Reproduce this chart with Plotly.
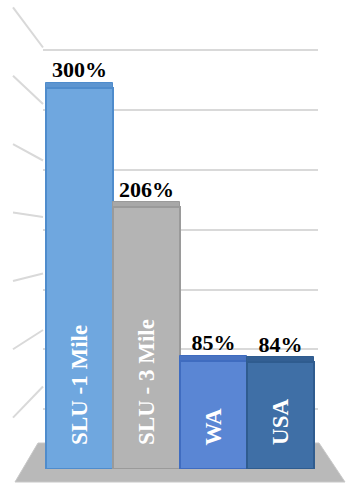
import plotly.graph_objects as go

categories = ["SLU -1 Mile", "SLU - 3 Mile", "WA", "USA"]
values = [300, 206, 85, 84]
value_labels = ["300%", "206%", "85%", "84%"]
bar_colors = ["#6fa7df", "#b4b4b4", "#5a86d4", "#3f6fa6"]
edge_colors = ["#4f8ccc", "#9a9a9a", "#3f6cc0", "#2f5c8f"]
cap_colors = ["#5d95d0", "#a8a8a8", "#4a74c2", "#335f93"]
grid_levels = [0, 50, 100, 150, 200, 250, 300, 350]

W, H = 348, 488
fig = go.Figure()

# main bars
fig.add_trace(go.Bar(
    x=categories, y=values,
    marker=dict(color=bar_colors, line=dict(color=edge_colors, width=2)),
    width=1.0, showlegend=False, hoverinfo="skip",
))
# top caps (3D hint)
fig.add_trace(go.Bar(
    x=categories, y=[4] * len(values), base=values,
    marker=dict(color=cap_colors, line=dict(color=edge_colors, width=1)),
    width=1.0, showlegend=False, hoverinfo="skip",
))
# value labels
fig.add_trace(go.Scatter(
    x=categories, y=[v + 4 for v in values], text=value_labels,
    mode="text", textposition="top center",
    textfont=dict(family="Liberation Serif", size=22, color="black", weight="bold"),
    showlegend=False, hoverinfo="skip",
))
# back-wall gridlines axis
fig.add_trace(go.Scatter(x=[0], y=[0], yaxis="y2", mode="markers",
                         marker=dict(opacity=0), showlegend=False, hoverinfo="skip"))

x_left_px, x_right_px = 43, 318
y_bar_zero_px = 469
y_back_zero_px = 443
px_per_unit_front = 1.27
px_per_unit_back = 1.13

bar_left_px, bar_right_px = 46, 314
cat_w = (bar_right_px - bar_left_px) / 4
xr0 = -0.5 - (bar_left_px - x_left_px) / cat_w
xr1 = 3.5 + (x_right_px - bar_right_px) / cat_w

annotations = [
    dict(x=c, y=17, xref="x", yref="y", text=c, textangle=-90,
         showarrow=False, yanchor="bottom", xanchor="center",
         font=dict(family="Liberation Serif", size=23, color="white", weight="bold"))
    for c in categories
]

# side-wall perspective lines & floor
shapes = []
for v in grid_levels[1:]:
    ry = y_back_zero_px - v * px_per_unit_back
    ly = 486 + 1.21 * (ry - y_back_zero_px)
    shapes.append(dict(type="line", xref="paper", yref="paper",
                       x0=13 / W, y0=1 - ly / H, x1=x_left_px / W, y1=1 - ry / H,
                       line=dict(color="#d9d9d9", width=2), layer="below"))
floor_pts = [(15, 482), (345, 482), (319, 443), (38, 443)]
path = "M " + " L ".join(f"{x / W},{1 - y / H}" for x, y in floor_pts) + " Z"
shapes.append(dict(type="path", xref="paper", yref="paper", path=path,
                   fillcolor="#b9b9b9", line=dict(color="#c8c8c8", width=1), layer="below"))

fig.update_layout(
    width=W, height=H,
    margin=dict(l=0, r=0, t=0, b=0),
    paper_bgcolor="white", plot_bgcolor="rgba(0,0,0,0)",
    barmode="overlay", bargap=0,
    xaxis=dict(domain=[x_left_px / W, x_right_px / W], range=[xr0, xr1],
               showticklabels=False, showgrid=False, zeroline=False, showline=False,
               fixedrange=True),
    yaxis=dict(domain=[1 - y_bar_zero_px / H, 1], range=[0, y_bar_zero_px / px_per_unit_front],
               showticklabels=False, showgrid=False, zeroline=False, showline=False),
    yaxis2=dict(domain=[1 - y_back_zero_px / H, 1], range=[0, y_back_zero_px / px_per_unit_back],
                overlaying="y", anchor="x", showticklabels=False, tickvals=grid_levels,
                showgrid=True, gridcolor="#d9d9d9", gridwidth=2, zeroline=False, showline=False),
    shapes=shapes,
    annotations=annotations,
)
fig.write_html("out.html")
______________________________
● **Written instruction**:
Print out the lines exactly, skipping any picture.

● **Answer to the exercise**:
Reproduce this chart with Plotly.
import plotly.graph_objects as go

categories = ["SLU -1 Mile", "SLU - 3 Mile", "WA", "USA"]
values = [300, 206, 85, 84]
value_labels = ["300%", "206%", "85%", "84%"]
bar_colors = ["#6fa7df", "#b4b4b4", "#5a86d4", "#3f6fa6"]
edge_colors = ["#4f8ccc", "#9a9a9a", "#3f6cc0", "#2f5c8f"]
cap_colors = ["#5d95d0", "#a8a8a8", "#4a74c2", "#335f93"]
grid_levels = [0, 50, 100, 150, 200, 250, 300, 350]

W, H = 348, 488
fig = go.Figure()

# main bars
fig.add_trace(go.Bar(
    x=categories, y=values,
    marker=dict(color=bar_colors, line=dict(color=edge_colors, width=2)),
    width=1.0, showlegend=False, hoverinfo="skip",
))
# top caps (3D hint)
fig.add_trace(go.Bar(
    x=categories, y=[4] * len(values), base=values,
    marker=dict(color=cap_colors, line=dict(color=edge_colors, width=1)),
    width=1.0, showlegend=False, hoverinfo="skip",
))
# value labels
fig.add_trace(go.Scatter(
    x=categories, y=[v + 4 for v in values], text=value_labels,
    mode="text", textposition="top center",
    textfont=dict(family="Liberation Serif", size=22, color="black", weight="bold"),
    showlegend=False, hoverinfo="skip",
))
# back-wall gridlines axis
fig.add_trace(go.Scatter(x=[0], y=[0], yaxis="y2", mode="markers",
                         marker=dict(opacity=0), showlegend=False, hoverinfo="skip"))

x_left_px, x_right_px = 43, 318
y_bar_zero_px = 469
y_back_zero_px = 443
px_per_unit_front = 1.27
px_per_unit_back = 1.13

bar_left_px, bar_right_px = 46, 314
cat_w = (bar_right_px - bar_left_px) / 4
xr0 = -0.5 - (bar_left_px - x_left_px) / cat_w
xr1 = 3.5 + (x_right_px - bar_right_px) / cat_w

annotations = [
    dict(x=c, y=17, xref="x", yref="y", text=c, textangle=-90,
         showarrow=False, yanchor="bottom", xanchor="center",
         font=dict(family="Liberation Serif", size=23, color="white", weight="bold"))
    for c in categories
]

# side-wall perspective lines & floor
shapes = []
for v in grid_levels[1:]:
    ry = y_back_zero_px - v * px_per_unit_back
    ly = 486 + 1.21 * (ry - y_back_zero_px)
    shapes.append(dict(type="line", xref="paper", yref="paper",
                       x0=13 / W, y0=1 - ly / H, x1=x_left_px / W, y1=1 - ry / H,
                       line=dict(color="#d9d9d9", width=2), layer="below"))
floor_pts = [(15, 482), (345, 482), (319, 443), (38, 443)]
path = "M " + " L ".join(f"{x / W},{1 - y / H}" for x, y in floor_pts) + " Z"
shapes.append(dict(type="path", xref="paper", yref="paper", path=path,
                   fillcolor="#b9b9b9", line=dict(color="#c8c8c8", width=1), layer="below"))

fig.update_layout(
    width=W, height=H,
    margin=dict(l=0, r=0, t=0, b=0),
    paper_bgcolor="white", plot_bgcolor="rgba(0,0,0,0)",
    barmode="overlay", bargap=0,
    xaxis=dict(domain=[x_left_px / W, x_right_px / W], range=[xr0, xr1],
               showticklabels=False, showgrid=False, zeroline=False, showline=False,
               fixedrange=True),
    yaxis=dict(domain=[1 - y_bar_zero_px / H, 1], range=[0, y_bar_zero_px / px_per_unit_front],
               showticklabels=False, showgrid=False, zeroline=False, showline=False),
    yaxis2=dict(domain=[1 - y_back_zero_px / H, 1], range=[0, y_back_zero_px / px_per_unit_back],
                overlaying="y", anchor="x", showticklabels=False, tickvals=grid_levels,
                showgrid=True, gridcolor="#d9d9d9", gridwidth=2, zeroline=False, showline=False),
    shapes=shapes,
    annotations=annotations,
)
fig.write_html("out.html")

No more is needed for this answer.